Last week, Strong admitted to Politico that Yass had made a sizable donation. But he claimed he approached Yass only after raising money among Lee’s constituents, and said people in Lee’s district would ultimately donate just as much as Yass.
“He knew nothing about Summer,” Strong said. “And so it’s not Jeff Yass, it’s me and Pittsburgh who realized that this far-left member shouldn’t be representing a D-plus-eight district.”
In fact, the PAC raised only $233,944 from sources other than Yass ― not even half of the $586,843 it has spent so far in Lee’s primary. Many of the Democratic donors he name-checked in previous weeks gave Moderate PAC $5,000 or less; Perelman, the developer, does not appear to have donated at all.
Strong did not respond to a request for comment.
Patel, whose campaign cannot coordinate with Moderate PAC, initially seized on the idea that Moderate PAC was funded by local Democrats.
At a March 21 campaign event, Patel said it was “misinformation” to claim Yass was supporting her campaign.
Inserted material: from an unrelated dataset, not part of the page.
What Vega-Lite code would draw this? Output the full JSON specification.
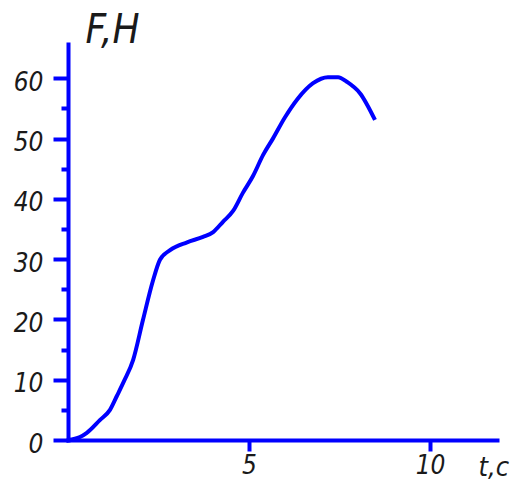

“[The Moderate PAC] was actually funded by labor unions, interestingly,” she said. “Operating engineers gave to it, several other labor unions gave to it, there are local residents in this district who have given to that PAC to run the ads that they’re running. Jeffrey Yass has not given money to that, I’ve not taken money from Jeffrey Yass.”
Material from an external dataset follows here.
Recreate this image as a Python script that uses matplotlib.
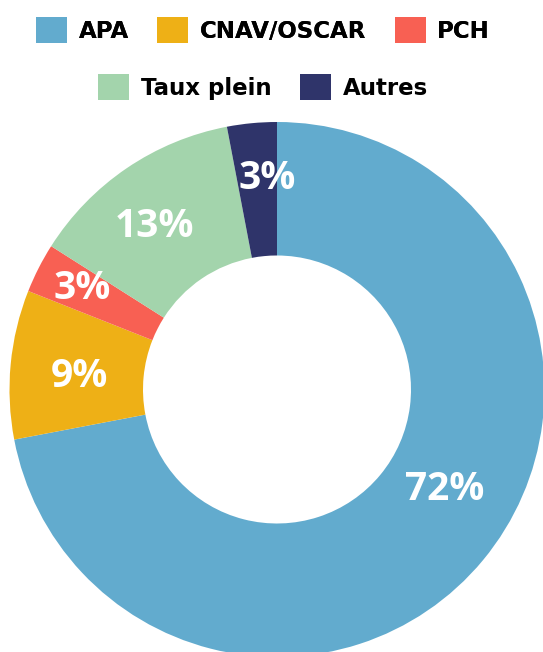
import numpy as np
import matplotlib.pyplot as plt
from matplotlib.patches import Patch

# données
labels = ['APA', 'CNAV/OSCAR', 'PCH', 'Taux plein', 'Autres']
values = [72, 9, 3, 13, 3]
colors = ['#62abce', '#eeb016', '#f86053', '#a3d4ac', '#2f346a']

W, H = 543, 652
fig = plt.figure(figsize=(W / 100, H / 100), dpi=100)

# centre du donut (px) et rayon
cx, cy, R = 277, 389.5, 267.5
ax = fig.add_axes([(cx - R) / W, (H - cy - R) / H, 2 * R / W, 2 * R / H])

wedges, _ = ax.pie(values, colors=colors, startangle=90, counterclock=False,
                   radius=1, wedgeprops=dict(width=1 - 134 / R, linewidth=0))
for w in wedges:
    w.set_clip_on(False)
ax.set_xlim(-1, 1)
ax.set_ylim(-1, 1)
ax.set_aspect('equal')
ax.axis('off')

# étiquettes (distance au centre et petit décalage angulaire)
label_dist = [0.73, 0.74, 0.82, 0.76, 0.79]
label_shift = [8.8, 1.5, -0.3, 2.7, -2.8]
for w, v, d, s in zip(wedges, values, label_dist, label_shift):
    ang = np.deg2rad((w.theta1 + w.theta2) / 2 + s)
    ax.text(d * np.cos(ang), d * np.sin(ang), f'{v}%', ha='center', va='center',
            color='white', fontsize=28, fontweight='bold', family='Open Sans')

# légende sur deux lignes
handles = [Patch(facecolor=c, edgecolor='none') for c in colors]
common = dict(frameon=False, handlelength=1.35, handleheight=1.35,
              handletextpad=0.5, columnspacing=1.25,
              prop=dict(family='DejaVu Sans', weight='bold', size=16.5))
leg1 = fig.legend(handles[:3], labels[:3], ncol=3, loc='center',
                  bbox_to_anchor=(263 / W, 1 - 30 / H), **common)
fig.add_artist(leg1)
fig.legend(handles[3:], labels[3:], ncol=2, loc='center',
           bbox_to_anchor=(263 / W, 1 - 87 / H), **common)

fig.savefig('out.png', dpi=100)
In an interview this week, after Moderate PAC disclosed its donors, Patel said she agrees with Moderate PAC’s message that Lee is not sufficiently supportive of Biden. But she said she, like Lee, wishes Yass weren’t her supporter.
“I’m a lifelong Democrat,” she said. “Framing the conversation on anything else deflects from my ability to talk about my opponent’s record.”
Asked why she believes Yass is in her corner, she said she didn’t have an answer, and echoed what she said in that early April debate with Lee: “I denounce Donald Trump. I denounce Jeffery Yass.”